Share sale restrictions in Poland
An exemplary restriction to the possibility of a share deal may be:
- an obligation to obtain a prior written consent of the company's bodies,
- introducing a temporary restriction on a share deal or
- making it dependent on a surrender of their preemptive rights by other shareholders of the company.
Restrictions on share deals in Poland maybe imposed not only by the provisions in the articles of association. Various statutory provisions limit share transactions in Polish companies. For instance, a shareholder obligated to provide recurring non-pecuniary performances (e.g. based on delivery agreement), who intends to sell shares, shall, prior to this action, obtain a company's consent.
Another example of restrictions are provisions included in the act of protection of consumers and competition. Mergers of major entities with a combined turnover in the preceding year exceeding 50 million euro require a written consent of the President of Office for Protection of Consumers and Competition.
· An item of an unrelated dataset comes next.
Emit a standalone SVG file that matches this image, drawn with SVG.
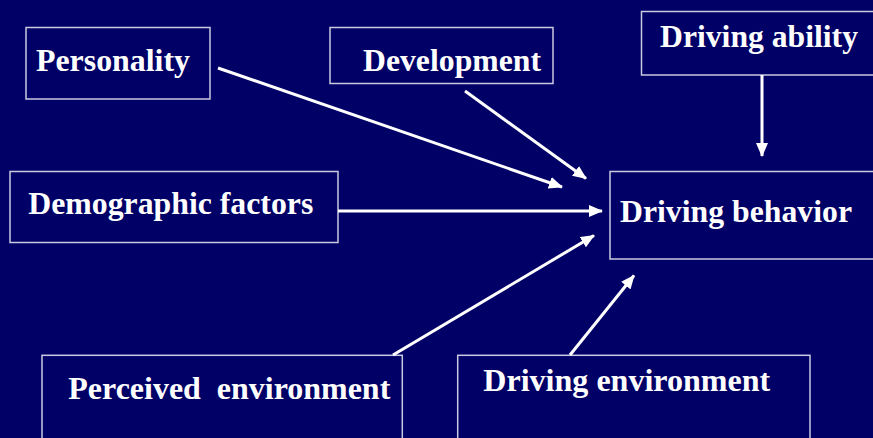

Legal form of sale of shares and further procedure
When selling limited liability company shares in Poland it is important to preserve an appropriate, required by law, legal form of of the agreement - a share sale agreement shall be concluded in a written form with signatures certified by a notary. After signing an agreement on the base of which a share deal is conducted, a seller or a purchaser shall inform the company about a change of a shareholder. After receiving information on a change of a shareholder, the management board shall update the share register and file the new list of shareholders including the number and nominal value of their respective shares with the Polish Company Registry. It is worth adding that the purchaser must, within 14 days, file a share sale tax (civil tax) return declaration and pay 1% tax calculated on the basis of the value of the shares purchased.